In the leading case among the five decided, a translator had prepared literary translations of two novels from English into German and been paid the contractually agreed-to fee of approximately €15 per page. She found this to be insufficient and requested that the agreement be amended appropriately. Interestingly, the Federal Court of Justice found that the payment of €15 per page was common in the industry at the time the agreement was concluded. At the same time, however, the court found that such a payment was inadequate because it did not reflect the reasonable interest of the translator to share in all forms of economic exploitation of the translation.

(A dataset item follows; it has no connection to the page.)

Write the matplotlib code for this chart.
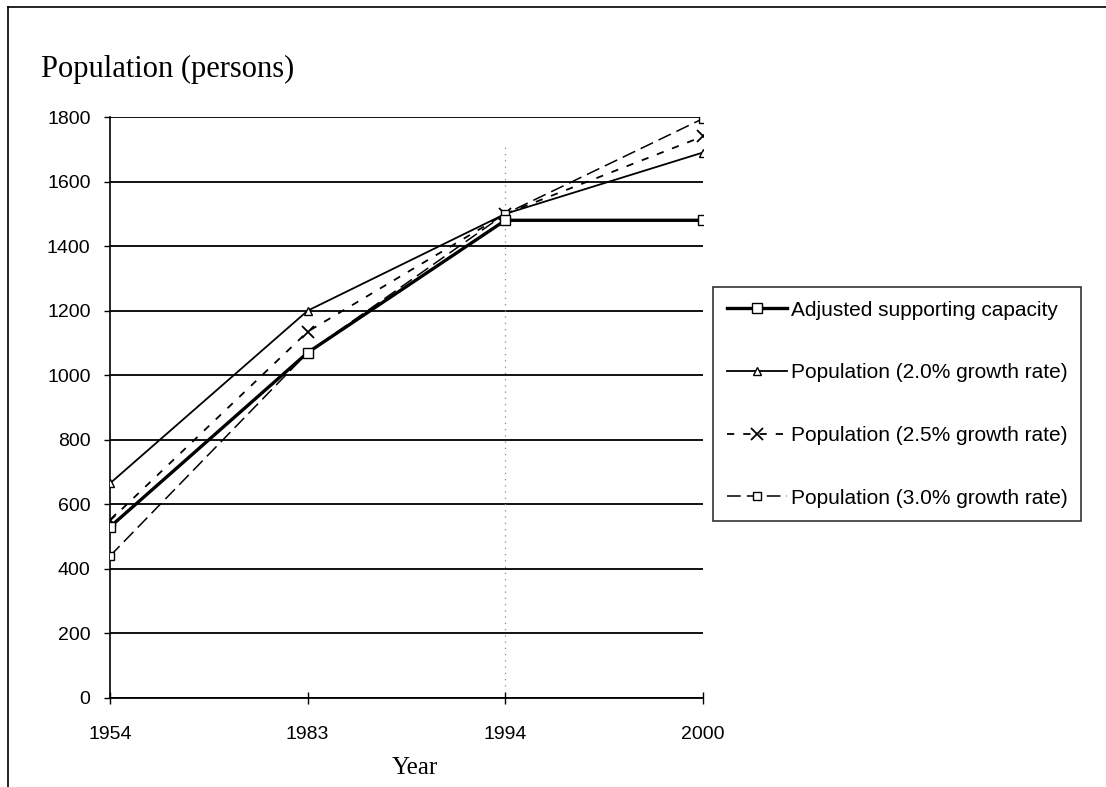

The Federal Court of Justice took the view that in order for license fees of literary translators to be reasonable, flat fee arrangements will usually not be sufficient if the rights granted are unlimited in time and scope. In addition, according to the court, it will be necessary, from a certain number of copies sold, to have the translator share in the revenue generated. The court decided that this had to be the case above 5,000 copies of the translated work sold. The share owed to the translator should then be 8 percent for hard cover editions and 4 percent for paperback issues (relating to the net retail price of the book). Additionally, according to the court, the translator is entitled to 50 percent of the net revenue generated by the publisher by granting third parties the right to use the translated work (relating to the value of the translation as part of the grant).

While the Federal Court of Justice took the view that the Court of Appeals had not finally determined whether the facts in this particular case warranted a deviation from the general framework set by the Federal Court of Justice, and the case has thus been remanded, the general framework set by the Federal Court of Justice will nevertheless now have to be taken into account in drafting license agreements under German copyright law in the future. This applies, in particular, to publishers working with translators. It will not apply to publishers and translators only, however. The respective provisions in the German Copyright Act are not limited to them. It can be taken from this recent case law by the German Federal Court of Justice that in all cases in which license agreements relate to long-term exploitation of works, the license fees should be structured in such a way that a proportionate share in the revenues generated by the author or creator is ensured. While the percentage amount set by the Federal Court of Justice in the recent case law will not apply uniformly to all forms of exploitation of all kinds of works, the general structure will have to be reflected. It is therefore not advisable to continue to use template license agreements without any proportionate share in revenue for the licensor (author/creator) if they are to cover long-term exploitations of certain works.